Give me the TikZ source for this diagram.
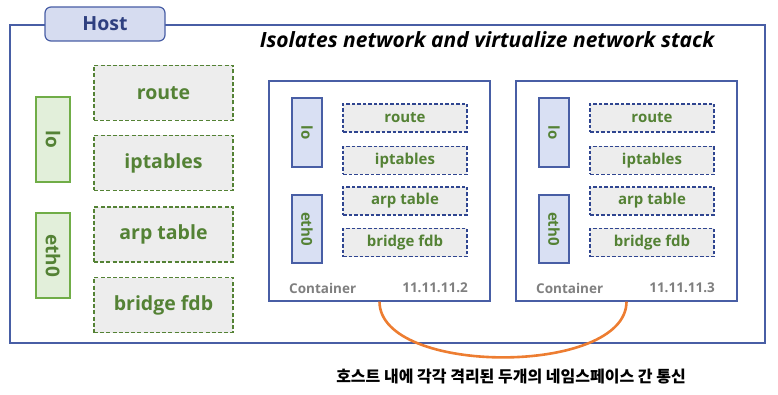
\documentclass[tikz,border=0pt]{standalone}
\usepackage{fontspec}
\setmainfont{Open Sans}
\newfontfamily\krfont{Noto Sans CJK KR}
\definecolor{hostblue}{RGB}{72,94,165}
\definecolor{tabfill}{RGB}{214,220,240}
\definecolor{tabtext}{RGB}{47,64,128}
\definecolor{ifblue}{RGB}{217,224,243}
\definecolor{dashblue}{RGB}{47,69,144}
\definecolor{leafgreen}{RGB}{84,130,53}
\definecolor{ifgreen}{RGB}{226,239,218}
\definecolor{ifgreenline}{RGB}{112,173,71}
\definecolor{boxgray}{RGB}{237,237,237}
\definecolor{labelgray}{RGB}{127,127,127}
\definecolor{linkorange}{RGB}{237,125,49}
\begin{document}
\begin{tikzpicture}[x=1pt,y=-1pt,inner sep=0pt,
    hostif/.style={draw=ifgreenline,fill=ifgreen,line width=1.2pt,
      minimum width=34pt,minimum height=85pt,text=leafgreen,
      font=\fontsize{19}{21}\selectfont\bfseries},
    hosttable/.style={draw=leafgreen,fill=boxgray,line width=1.9pt,
      dash pattern=on 4pt off 2.2pt,minimum width=139pt,minimum height=55pt,
      text=leafgreen,font=\fontsize{19.5}{21}\selectfont\bfseries},
    nsif/.style={draw=hostblue,fill=ifblue,line width=1.2pt,
      minimum width=30pt,text=leafgreen,
      font=\fontsize{15}{17}\selectfont\bfseries},
    nstable/.style={draw=dashblue,fill=boxgray,line width=1.7pt,
      dash pattern=on 3.5pt off 2pt,minimum width=124pt,minimum height=28pt,
      text=leafgreen,font=\fontsize{15}{17}\selectfont\bfseries},
    nsbox/.style={draw=hostblue,line width=1.2pt,
      minimum width=221pt,minimum height=220pt},
    nslabel/.style={text=labelgray,font=\fontsize{13.5}{15}\selectfont\bfseries}]
    \path[use as bounding box] (0,0) rectangle (778,395);
    % host frame and tab
    \draw[hostblue,line width=1.4pt] (10,25) rectangle (765,343);
    \node[draw=hostblue,fill=tabfill,line width=1.2pt,rounded corners=6pt,
      minimum width=120pt,minimum height=34pt,text=tabtext,
      font=\fontsize{19.5}{21}\selectfont\bfseries] (tab) at (105,24) {Host};
    \node[font=\fontsize{21}{23}\selectfont\bfseries\itshape] (title)
      at (487,40) {Isolates network and virtualize network stack};
    % host stack
    \node[hostif] (hlo) at (53,139.5) {\rotatebox{-90}{lo}};
    \node[hostif] (heth) at (53,255.5) {\rotatebox{-90}{eth0}};
    \node[hosttable] (hroute) at (163.5,93) {route};
    \node[hosttable] (hipt) at (163.5,163) {iptables};
    \node[hosttable] (harp) at (163.5,234.5) {arp table};
    \node[hosttable] (hfdb) at (163.5,305) {bridge fdb};
    % two containers
    \foreach \i/\dx/\ip in {a/0/11.11.11.2,b/247/11.11.11.3} {
      \node[nsbox] (c\i) at (379.5+\dx,191) {};
      \node[nsif,minimum height=69pt] (c\i-lo) at (307+\dx,132.5)
        {\rotatebox{-90}{lo}};
      \node[nsif,minimum height=68pt] (c\i-eth) at (307+\dx,229)
        {\rotatebox{-90}{eth0}};
      \node[nstable] (c\i-route) at (405+\dx,118) {route};
      \node[nstable] (c\i-ipt) at (405+\dx,160.5) {iptables};
      \node[nstable] (c\i-arp) at (405+\dx,201) {arp table};
      \node[nstable] (c\i-fdb) at (405+\dx,242.5) {bridge fdb};
      \node[nslabel,anchor=west] (c\i-name) at (289+\dx,288) {Container};
      \node[nslabel,anchor=east] (c\i-ip) at (468+\dx,288) {\ip};
    }
    % link between namespaces
    \draw[linkorange,line width=2.6pt] (ca.south)
      .. controls (379.5,376) and (626.5,376) .. (cb.south);
    \node[font=\krfont\fontsize{16}{18}\selectfont\bfseries] (note)
      at (511,377) {호스트 내에 각각 격리된 두개의 네임스페이스 간 통신};
  \end{tikzpicture}
\end{document}
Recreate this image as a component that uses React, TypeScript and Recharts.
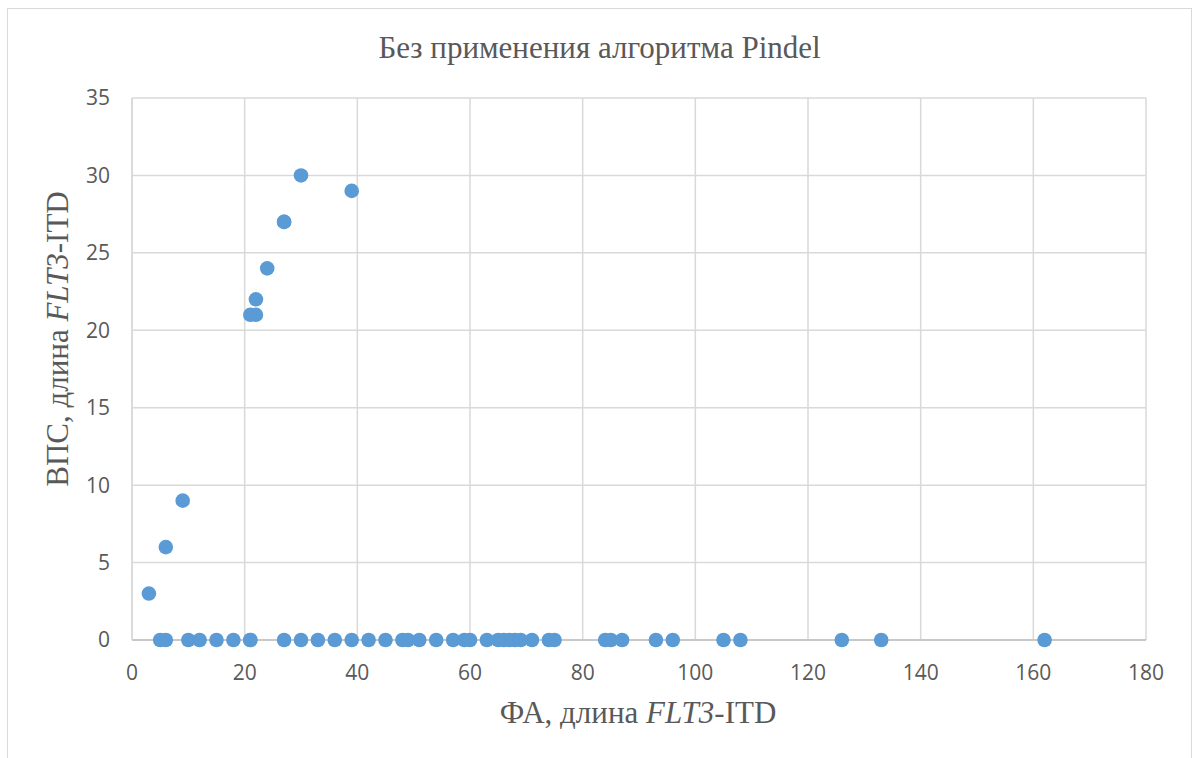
import { ScatterChart, Scatter, XAxis, YAxis, CartesianGrid } from "recharts";

// ФА length (x) and ВПС length (y) for each sample
const faLength = [
  3, 6, 9, 21, 22, 22, 24, 27, 27, 30, 39,
  5, 6, 10, 12, 15, 18, 21, 21, 27, 30, 33, 36, 39, 42, 45, 48, 49, 51, 54,
  57, 59, 60, 63, 65, 66, 67, 68, 69, 71, 74, 75, 84, 85, 87, 93, 96, 105,
  108, 126, 133, 162,
];
const vpsLength = [
  3, 6, 9, 21, 21, 22, 24, 27, 27, 30, 29,
  0, 0, 0, 0, 0, 0, 0, 0, 0, 0, 0, 0, 0, 0, 0, 0, 0, 0, 0,
  0, 0, 0, 0, 0, 0, 0, 0, 0, 0, 0, 0, 0, 0, 0, 0, 0, 0,
  0, 0, 0, 0,
];
const xTicks = [0, 20, 40, 60, 80, 100, 120, 140, 160, 180];
const yTicks = [0, 5, 10, 15, 20, 25, 30, 35];

const title = "Без применения алгоритма Pindel";

const points = faLength.map((x, i) => ({ x, y: vpsLength[i] }));

const textColor = "#595959";
const serif = "'Liberation Serif', 'Times New Roman', serif";
const tickStyle = { fill: textColor, fontSize: 21, fontFamily: "'Open Sans', sans-serif" };

const Dot = (props: any) => (
  <circle cx={props.cx} cy={props.cy} r={7.3} fill="#5b9bd5" />
);

export default function App() {
  return (
    <div
      style={{
        position: "absolute",
        left: 0,
        top: 0,
        width: 1199,
        height: 758,
        overflow: "hidden",
        background: "#fff",
      }}
    >
      <div
        style={{
          position: "absolute",
          left: 7,
          top: 8,
          width: 1183,
          height: 780,
          border: "1px solid #d9d9d9",
        }}
      />
      <ScatterChart
        width={1199}
        height={758}
        margin={{ top: 98, right: 53, bottom: 0, left: 0 }}
      >
        <CartesianGrid stroke="#d9d9d9" strokeWidth={1.5} />
        <XAxis
          type="number"
          dataKey="x"
          domain={[0, 180]}
          ticks={xTicks}
          height={118}
          tickLine={false}
          tickSize={0}
          tickMargin={25}
          axisLine={{ stroke: "#bfbfbf", strokeWidth: 1.5 }}
          tick={tickStyle}
        />
        <YAxis
          type="number"
          dataKey="y"
          domain={[0, 35]}
          ticks={yTicks}
          width={132}
          tickLine={false}
          tickSize={0}
          tickMargin={22}
          axisLine={{ stroke: "#d9d9d9", strokeWidth: 1.5 }}
          tick={tickStyle}
        />
        <Scatter data={points} shape={Dot} isAnimationActive={false} />
      </ScatterChart>
      <div
        style={{
          position: "absolute",
          left: 0,
          width: 1199,
          top: 29,
          textAlign: "center",
          fontFamily: serif,
          fontSize: 31,
          color: textColor,
          lineHeight: "38px",
        }}
      >
        {title}
      </div>
      <div
        style={{
          position: "absolute",
          left: 438,
          width: 400,
          top: 694,
          textAlign: "center",
          fontFamily: serif,
          fontSize: 31,
          color: textColor,
          lineHeight: "38px",
          whiteSpace: "nowrap",
        }}
      >
        ФА, длина <i>FLT3</i>-ITD
      </div>
      <div
        style={{
          position: "absolute",
          left: 58 - 200,
          width: 400,
          top: 339 - 19,
          textAlign: "center",
          fontFamily: serif,
          fontSize: 31,
          color: textColor,
          lineHeight: "38px",
          whiteSpace: "nowrap",
          transform: "rotate(-90deg)",
        }}
      >
        ВПС, длина <i>FLT3</i>-ITD
      </div>
    </div>
  );
}
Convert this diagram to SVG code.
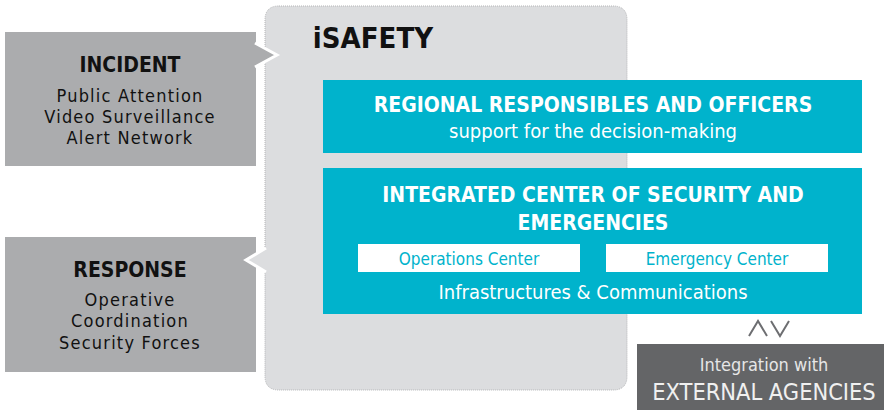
<svg xmlns="http://www.w3.org/2000/svg" width="884" height="410" viewBox="0 0 884 410">
<style>
text{font-family:"DejaVu Sans Condensed","DejaVu Sans",sans-serif;text-anchor:middle}
.side{fill:#abacae}
.st{fill:#111;font-size:18px;letter-spacing:1.2px}
.sh{fill:#111;font-size:21px;font-weight:bold}
.tealbox{fill:#00b3cc}
.wh{fill:#fff}
.th{fill:#fff;font-size:21px;font-weight:bold}
.tt{fill:#fff;font-size:20px}
.ct{fill:#00b3cc;font-size:17px}
</style>
<rect width="884" height="410" fill="#fff"/>
<g id="isafety">
<path d="M279,6 H613 Q627,6 627,20 V376 Q627,390 613,390 H279 Q265,390 265,376 V272 L247,260 L265,248 V20 Q265,6 279,6 Z" fill="#dcdddf" stroke="#b4b5b7" stroke-width="1" stroke-dasharray="1,1"/>
<text x="373" y="48" style="font-size:29px;font-weight:bold;fill:#111">iSAFETY</text>
</g>
<g id="incident">
<rect class="side" x="5" y="32" width="251" height="134"/>
<path d="M255,43 L277,55 L255,67" class="side" stroke="#fff" stroke-width="3" stroke-linejoin="miter"/>
<text class="sh" x="130" y="72">INCIDENT</text>
<text class="st" x="130" y="102">Public Attention</text>
<text class="st" x="130" y="123">Video Surveillance</text>
<text class="st" x="130" y="144">Alert Network</text>
</g>
<g id="response">
<rect class="side" x="5" y="237" width="251" height="135"/>
<path d="M266,248 L246,260 L266,272" fill="#dcdddf" stroke="#fff" stroke-width="3"/>
<text class="sh" x="130" y="277">RESPONSE</text>
<text class="st" x="130" y="306">Operative</text>
<text class="st" x="130" y="327">Coordination</text>
<text class="st" x="130" y="349">Security Forces</text>
</g>
<g id="regional">
<rect class="tealbox" x="323" y="80" width="539" height="73"/>
<text class="th" x="593" y="112">REGIONAL RESPONSIBLES AND OFFICERS</text>
<text class="tt" x="593" y="138">support for the decision-making</text>
</g>
<g id="integrated">
<rect class="tealbox" x="323" y="168" width="539" height="146"/>
<text class="th" x="593" y="202">INTEGRATED CENTER OF SECURITY AND</text>
<text class="th" x="593" y="230">EMERGENCIES</text>
<rect class="wh" x="358" y="244" width="222" height="28"/>
<text class="ct" x="469" y="265">Operations Center</text>
<rect class="wh" x="606" y="244" width="222" height="28"/>
<text class="ct" x="717" y="265">Emergency Center</text>
<text class="tt" x="593" y="299">Infrastructures &amp; Communications</text>
</g>
<g id="connectors" fill="none" stroke="#6d6e71" stroke-width="2">
<polyline points="749,336 758,321 767,336"/>
<polyline points="771,321 780,336 789,321"/>
</g>
<g id="external">
<rect x="637" y="344" width="247" height="66" fill="#646567"/>
<text x="764" y="371" style="font-size:18px;fill:#e6e6e6">Integration with</text>
<text x="764" y="400" style="font-size:23.4px;fill:#f0f0f0">EXTERNAL AGENCIES</text>
</g>
</svg>
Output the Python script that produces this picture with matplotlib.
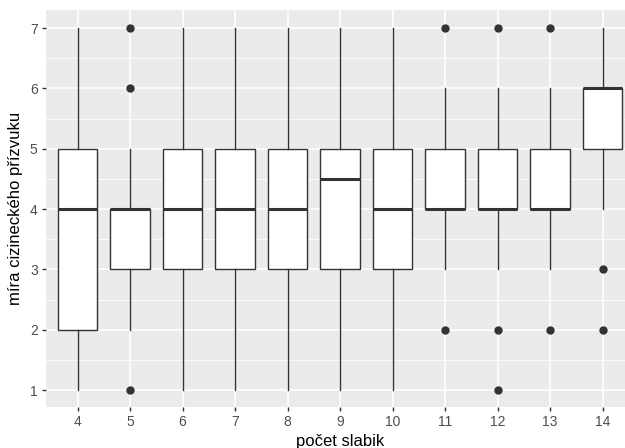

◆ ◆ ◆ ◆

Nothing but the lines above, starting at the line that contains "Recreate this image" and ending at the line that contains "XAxis, YAxis, CartesianGrid", should be given again, exactly and without the pictures.

**The completed task:**
Recreate this image as a component that uses React, TypeScript and Recharts.
import { ScatterChart, Scatter, XAxis, YAxis, CartesianGrid } from "recharts";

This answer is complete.